The analysis was based on five probabilities: that the crime would be reported,
that somebody would actually be arrested, that the person arrested would be
prosecuted, that the accused would be convicted and that he would go to prison.

Excluding crimes committed by addicts and the mentally ill, I think criminals
make reasonably rational marketplace choices. If their chances of being killed
or punished are low, the offense becomes more attractive. Politicians and law
enforcement officials can talk tough, but criminals know which crimes are
pursued and when sentences are real. Until the 1990s, the criminal justice
system had lost all credibility. Sentences were phony and people inclined to
criminal activity knew it. The absolute best thing that happened in the decade
was that sentences gained credibility.

Reynolds looked specifically at burglary. After running his five probabilities,
he concluded that the average burglar who was sent to prison served 13 months
behind bars -- but because 99 percent of all burglaries never resulted in
prison, the average penalty for each crime amounted to five days.
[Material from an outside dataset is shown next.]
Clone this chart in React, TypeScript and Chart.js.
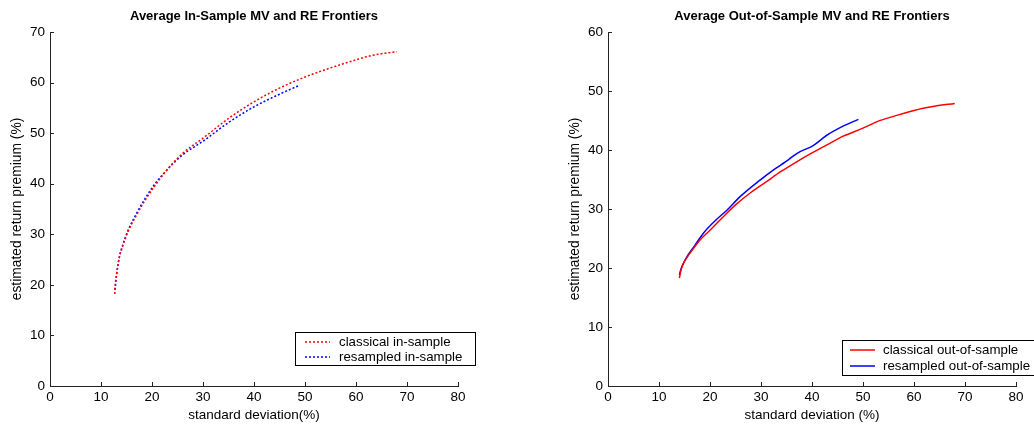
import React, { useEffect, useRef } from "react";
import { Chart, registerables } from "chart.js";

Chart.register(...registerables);

// ---------- data ----------
const xTicks = [0, 10, 20, 30, 40, 50, 60, 70, 80];

// In-sample, classical (red dotted)
const inClassicalSd = [12.7, 12.8, 13.1, 13.5, 14.2, 15.3, 16.8, 18.5, 20.5, 23, 26, 30, 35, 40, 45, 50, 55, 60, 62, 65, 68];
const inClassicalRet = [18.2, 20, 22.5, 25, 27.5, 30.5, 33.5, 36.5, 39.5, 42.8, 46, 49.0, 52.9, 56.2, 58.9, 61.1, 62.9, 64.5, 65.1, 65.7, 66.1];

// In-sample, resampled (blue dotted)
const inResampledSd = [12.75, 12.9, 13.2, 13.6, 14.3, 15.4, 16.9, 18.6, 20.6, 23, 26, 30, 35, 40, 45, 49];
const inResampledRet = [19, 20.5, 23, 25.5, 28, 31, 34, 37, 40, 42.8, 45.7, 48.4, 52.1, 55.2, 57.7, 59.5];

// Out-of-sample, classical (red solid)
const outClassicalSd = [14.0, 14.3, 14.8, 15.5, 16.5, 18, 20, 22.5, 25, 28, 31, 34, 37, 40, 43, 46, 50, 53, 56, 60, 64, 68];
const outClassicalRet = [18.3, 19.6, 20.8, 21.8, 23.0, 24.7, 26.4, 28.6, 30.7, 32.8, 34.6, 36.4, 38.0, 39.5, 40.9, 42.3, 43.7, 44.9, 45.7, 46.7, 47.4, 47.9];

// Out-of-sample, resampled (blue solid)
const outResampledSd = [14.0, 14.3, 14.8, 15.7, 17, 18.7, 21, 23.3, 25.9, 29.8, 32.4, 35, 37, 40.3, 42.9, 46, 49.1];
const outResampledRet = [18.8, 19.8, 20.8, 22.2, 23.8, 25.9, 28, 29.8, 32.1, 34.9, 36.6, 38.1, 39.4, 40.8, 42.5, 44, 45.2];

const leftTitle = "Average In-Sample MV and RE Frontiers";
const rightTitle = "Average Out-of-Sample MV and RE Frontiers";
const leftXTitle = "standard deviation(%)";
const rightXTitle = "standard deviation (%)";
const yTitle = "estimated return premium (%)";
const inLabels = ["classical in-sample", "resampled in-sample"];
const outLabels = ["classical out-of-sample", "resampled out-of-sample"];

// ---------- helpers ----------
const FONT = 'Arial, "Liberation Sans", sans-serif';

function toPoints(xs: number[], ys: number[]) {
  return xs.map((x, i) => ({ x, y: ys[i] }));
}

const inwardTicks = {
  id: "inwardTicks",
  afterDraw(chart: any) {
    const { ctx, chartArea: a } = chart;
    const xs = chart.scales.x;
    const ys = chart.scales.y;
    ctx.save();
    ctx.strokeStyle = "#222";
    ctx.lineWidth = 1;
    ctx.beginPath();
    xs.ticks.forEach((t: any) => {
      const p = Math.round(xs.getPixelForValue(t.value)) + 0.5;
      ctx.moveTo(p, a.bottom);
      ctx.lineTo(p, a.bottom - 4);
    });
    ys.ticks.forEach((t: any) => {
      const p = Math.round(ys.getPixelForValue(t.value)) + 0.5;
      ctx.moveTo(a.left, p);
      ctx.lineTo(a.left + 4, p);
    });
    ctx.stroke();
    ctx.restore();
  },
};

const boxLegend = {
  id: "boxLegend",
  afterDraw(chart: any, _args: any, opts: any) {
    const { ctx } = chart;
    const { x, y, w, h, lineX, lineLen, textX, rowY } = opts;
    ctx.save();
    ctx.fillStyle = "#fff";
    ctx.fillRect(x, y, w, h);
    ctx.strokeStyle = "#000";
    ctx.lineWidth = 1;
    ctx.strokeRect(x + 0.5, y + 0.5, w, h);
    chart.data.datasets.forEach((ds: any, i: number) => {
      const ry = rowY[i];
      ctx.beginPath();
      ctx.setLineDash(ds.borderDash || []);
      ctx.strokeStyle = ds.borderColor;
      ctx.lineWidth = ds.borderWidth;
      ctx.moveTo(lineX, ry);
      ctx.lineTo(lineX + lineLen, ry);
      ctx.stroke();
      ctx.setLineDash([]);
      ctx.fillStyle = "#000";
      ctx.font = `13.3px ${FONT}`;
      ctx.textBaseline = "middle";
      ctx.textAlign = "left";
      ctx.fillText(ds.label, textX, ry);
    });
    ctx.restore();
  },
};

type Props = {
  title: string;
  xTitle: string;
  yMax: number;
  datasets: any[];
  legend: any;
  left: number;
};

function FrontierChart({ title, xTitle, yMax, datasets, legend, left }: Props) {
  const ref = useRef<HTMLCanvasElement | null>(null);
  useEffect(() => {
    if (!ref.current) return;
    const yTicks: number[] = [];
    for (let v = 0; v <= yMax; v += 10) yTicks.push(v);
    const chart = new Chart(ref.current, {
      type: "scatter",
      data: { datasets },
      plugins: [inwardTicks, boxLegend],
      options: {
        animation: false,
        responsive: false,
        layout: { padding: { left: 0, right: 59, top: 0, bottom: 0 } },
        elements: { point: { radius: 0, hoverRadius: 0 } },
        plugins: {
          legend: { display: false },
          tooltip: { enabled: false },
          title: {
            display: true,
            text: title,
            fullSize: false,
            color: "#000",
            font: { family: FONT, size: 13, weight: "bold", lineHeight: 1.2 },
            padding: { top: 8.5, bottom: 7.9 },
          },
          boxLegend: legend,
        } as any,
        scales: {
          x: {
            type: "linear",
            min: 0,
            max: 80,
            afterBuildTicks: (s: any) => {
              s.ticks = xTicks.map((v) => ({ value: v }));
            },
            afterFit: (s: any) => {
              s.height = 39;
            },
            grid: { display: false, drawTicks: false },
            border: { display: true, color: "#222", width: 1 },
            ticks: { color: "#000", padding: 3, font: { family: FONT, size: 13.5 }, maxRotation: 0 },
            title: {
              display: true,
              text: xTitle,
              color: "#000",
              font: { family: FONT, size: 13.5, lineHeight: 1.2 },
              padding: { top: 0, bottom: 2 },
            },
          },
          y: {
            type: "linear",
            min: 0,
            max: yMax,
            afterBuildTicks: (s: any) => {
              s.ticks = yTicks.map((v) => ({ value: v }));
            },
            afterFit: (s: any) => {
              s.width = 50;
            },
            grid: { display: false, drawTicks: false },
            border: { display: true, color: "#222", width: 1 },
            ticks: { color: "#000", padding: 5, font: { family: FONT, size: 13.5 } },
            title: {
              display: true,
              text: yTitle,
              color: "#000",
              font: { family: FONT, size: 13.8, lineHeight: 1.2 },
              padding: { top: 8.7, bottom: 0 },
            },
          },
        },
      } as any,
    });
    return () => chart.destroy();
  }, []);
  return (
    <div style={{ position: "absolute", left, top: 0, width: 517, height: 425 }}>
      <canvas ref={ref} width={517} height={425} style={{ width: 517, height: 425, display: "block" }} />
    </div>
  );
}

export default function App() {
  const inDatasets = [
    {
      label: inLabels[0],
      data: toPoints(inClassicalSd, inClassicalRet),
      showLine: true,
      borderColor: "#ff0000",
      borderWidth: 1.5,
      borderDash: [2, 2],
      cubicInterpolationMode: "monotone",
      fill: false,
    },
    {
      label: inLabels[1],
      data: toPoints(inResampledSd, inResampledRet),
      showLine: true,
      borderColor: "#0000ff",
      borderWidth: 1.5,
      borderDash: [2, 2],
      cubicInterpolationMode: "monotone",
      fill: false,
    },
  ];
  const outDatasets = [
    {
      label: outLabels[0],
      data: toPoints(outClassicalSd, outClassicalRet),
      showLine: true,
      borderColor: "#ff0000",
      borderWidth: 1.5,
      cubicInterpolationMode: "monotone",
      fill: false,
    },
    {
      label: outLabels[1],
      data: toPoints(outResampledSd, outResampledRet),
      showLine: true,
      borderColor: "#0000ff",
      borderWidth: 1.5,
      cubicInterpolationMode: "monotone",
      fill: false,
    },
  ];
  return (
    <div
      style={{
        position: "fixed",
        left: 0,
        top: 0,
        width: 1034,
        height: 425,
        overflow: "hidden",
        background: "#fff",
      }}
    >
      <FrontierChart
        title={leftTitle}
        xTitle={leftXTitle}
        yMax={70}
        datasets={inDatasets}
        left={0}
        legend={{ x: 295, y: 332, w: 180, h: 33, lineX: 305, lineLen: 25, textX: 339, rowY: [342, 357] }}
      />
      <FrontierChart
        title={rightTitle}
        xTitle={rightXTitle}
        yMax={60}
        datasets={outDatasets}
        left={558}
        legend={{ x: 284, y: 340, w: 200, h: 35, lineX: 292, lineLen: 25, textX: 325, rowY: [350, 366] }}
      />
    </div>
  );
}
Another study by the U.S. Bureau of Alcohol, Tobacco and Firearms focused on
career criminals. The study found that each career criminal committed an
average of 160 crimes per year.

A 1987 study by the National Institute of Justice estimated the average
societal cost per crime to be just over $2,300. Multiplying the crimes of
chronic offenders, the study projected the cost of not incarcerating them at
more than $350,000 per year.

Unquestionably, keeping burglars, car thieves and violent criminals behind bars
longer makes streets and property safer. A 1999 Justice Department study found
that of 614,000 inmates released from state and federal prisons every year, 62
percent will be rearrested within three years and 41 percent will return to
prison.

That doesn't mean that you lock them up and throw away the key, but it does
mean we should proceed cautiously in changing the tough-on-crime course set in
the 1990s.

The mistakes we've made are to swing wildly back and forth from punishment to
rehabilitation, and to change policies when the bills for get-tough policies
come due.

Sentences must be real, the costs notwithstanding.

We pay by the day. Or we pay by the crime.